Disordered Atomic Packing Structure of Metallic Glass: Toward Ultrafast Hydroxyl Radicals Production Rate and Strong Electron Transfer Ability in Catalytic Performance

Developing new functional applications of metallic glasses in catalysis is an active and pivotal topic for materials science as well as novel environmental catalysis processes. Compared to the crystalline materials with highly ordered atomic packing, metallic glass has a simply disordered atomic structure. Recent reports have demonstrated that the metallic glasses are indeed having many superiorly catalytic properties, yet the understanding of the mechanism is insufficient. In this work, the structural relaxation (α‐relaxation) by annealing in an amorphous Fe78Si9B13 alloy is studied for unraveling the catalytic mechanism at the atomic scale. The volume fractions of the crystalline structures, such as α‐Fe, Fe2Si, and Fe2B, in the as‐received and annealed metallic glasses are fully characterized. It is found that the randomly atomic packing structure with weak atomic bonding in the as‐received metallic glass has an efficient electron transfer capability, presenting advanced superiorities in the aspects of production rate of hydroxyl radicals (•OH), dye degradation rate (k), and essential degradation ability (KSA) for water treatment.
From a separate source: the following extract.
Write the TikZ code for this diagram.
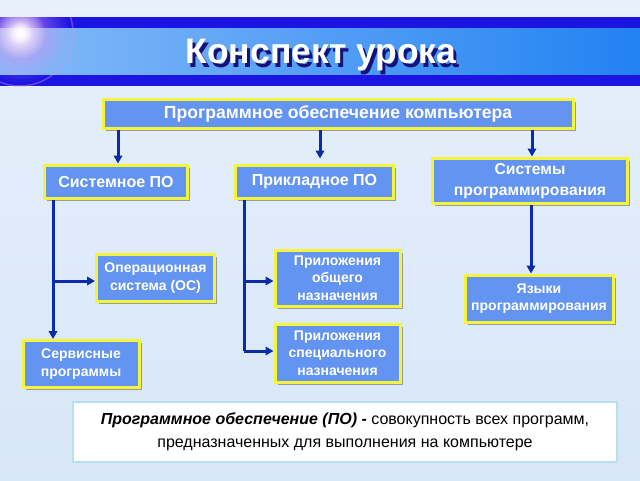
\documentclass[tikz,border=0pt]{standalone}
\usepackage{fontspec}
\setmainfont{Liberation Sans}
\usetikzlibrary{arrows.meta,shadows,calc,fadings}
\definecolor{bg}{HTML}{D7E6F8}
\definecolor{banddark}{HTML}{1C14E0}
\definecolor{bandmid}{HTML}{2282F2}
\definecolor{boxblue}{HTML}{6394F2}
\definecolor{boxedge}{HTML}{F4F43A}
\definecolor{arrblue}{HTML}{0A2CA8}
\definecolor{defedge}{HTML}{B6E0EC}
\definecolor{titleshadow}{HTML}{14127A}
\definecolor{glowpink}{HTML}{D890F0}
\tikzfading[name=glowfade, inner color=transparent!0, outer color=transparent!100]
\tikzset{
  box/.style={draw=boxedge, line width=3pt, fill=boxblue, text=white,
    font=\bfseries\fontsize{16}{19}\selectfont, align=center, inner sep=0pt,
    drop shadow={shadow xshift=2.5pt, shadow yshift=-2.5pt, fill=black!60, opacity=0.6}},
  small/.style={font=\bfseries\fontsize{14}{17.5}\selectfont},
  arr/.style={draw=arrblue, line width=3pt, -{Triangle[length=8pt,width=8.5pt]}},
  trunk/.style={draw=arrblue, line width=3pt},
  titletext/.style={font=\bfseries\fontsize{35.5}{40}\selectfont}
}
\begin{document}
\begin{tikzpicture}[x=1pt,y=-1pt]
\useasboundingbox (0,0) rectangle (640,480);
\shade[top color=bg!60!white, bottom color=bg] (0,0) rectangle (640,480);
% title band
\fill[banddark] (0,17) rectangle (640,86);
\shade[left color=bandmid!55!white, right color=bandmid] (0,28) rectangle (640,74);
\begin{scope}
\clip (0,17) rectangle (640,86);
\fill[glowpink, opacity=0.8, path fading=glowfade] (20,33) circle (50);
\fill[white, path fading=glowfade] (20,33) circle (26);
\fill[white, path fading=glowfade] (20,33) circle (12);
\draw[glowpink, opacity=0.4, line width=1.5pt] (20,33) circle (53);
\end{scope}
\node[titletext, text=titleshadow] at (324,58.5) {Конспект урока};
\node (title) [titletext, text=white] at (321,54.5) {Конспект урока};
% boxes
\node (b0) [box, font=\bfseries\fontsize{17.6}{20}\selectfont, minimum width=470, minimum height=29] at (338,114) {Программное обеспечение компьютера};
\node (sys) [box, minimum width=143, minimum height=33] at (116,181.5) {Системное ПО};
\node (app) [box, minimum width=158, minimum height=33] at (314.5,181.5) {Прикладное ПО};
\node (prog) [box, font=\bfseries\fontsize{15.7}{20.5}\selectfont, minimum width=195, minimum height=45] at (530,180.5) {\raisebox{0pt}[12pt][0pt]{Системы}\\программирования};
\node (os) [box, small, minimum width=118, minimum height=47] at (155.5,278) {Операционная\\система (ОС)};
\node (gen) [box, small, minimum width=125, minimum height=56] at (337.5,278) {Приложения\\общего\\назначения};
\node (lang) [box, small, minimum width=148, minimum height=47] at (539,298.5) {Языки\\программирования};
\node (spec) [box, small, minimum width=125, minimum height=58] at (337.5,353) {Приложения\\специального\\назначения};
\node (serv) [box, small, minimum width=116, minimum height=47] at (81,364) {Сервисные\\программы};
\node (def) [draw=defedge, line width=1.5pt, fill=white, minimum width=544, minimum height=60, align=center, font=\fontsize{16}{23}\selectfont] at (345,432) {\textbf{\textit{Программное обеспечение (ПО) -}} совокупность всех программ,\\предназначенных для выполнения на компьютере};
% connectors
\draw[arr] (b0.south -| 118,0) -- (sys.north -| 118,0);
\draw[arr] (b0.south -| 320,0) -- ($(app.north -| 320,0)+(0,-5)$);
\draw[arr] (b0.south -| 532,0) -- (prog.north -| 532,0);
\draw[arr] (sys.south -| 53,0) -- (serv.north -| 53,0);
\draw[arr] (53,281) -- (os.west |- 53,281);
\draw[trunk] (app.south -| 244,0) -- (244,351);
\draw[arr] (244,281) -- (gen.west |- 244,281);
\draw[arr] (244,351) -- (spec.west |- 244,351);
\draw[arr] (prog.south -| 531,0) -- (lang.north -| 531,0);
\end{tikzpicture}
\end{document}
The discovery of this critically important work unveils why using metallic glasses as catalysts has higher reactivity than the crystalline materials, and more importantly, it provides new research opportunities into the study of synthetic catalysts. Compared to highly ordered atomic packing structure of their crystalline counterparts, the excellent catalytic performance of metallic glasses originates from their randomly atomic packing structure, presenting a better electron transfer capability, advanced superiorities in the aspects of production rate of hydroxyl radicals (•OH), dye degradation rate (k), and essential degradation ability (KSA) for water treatment.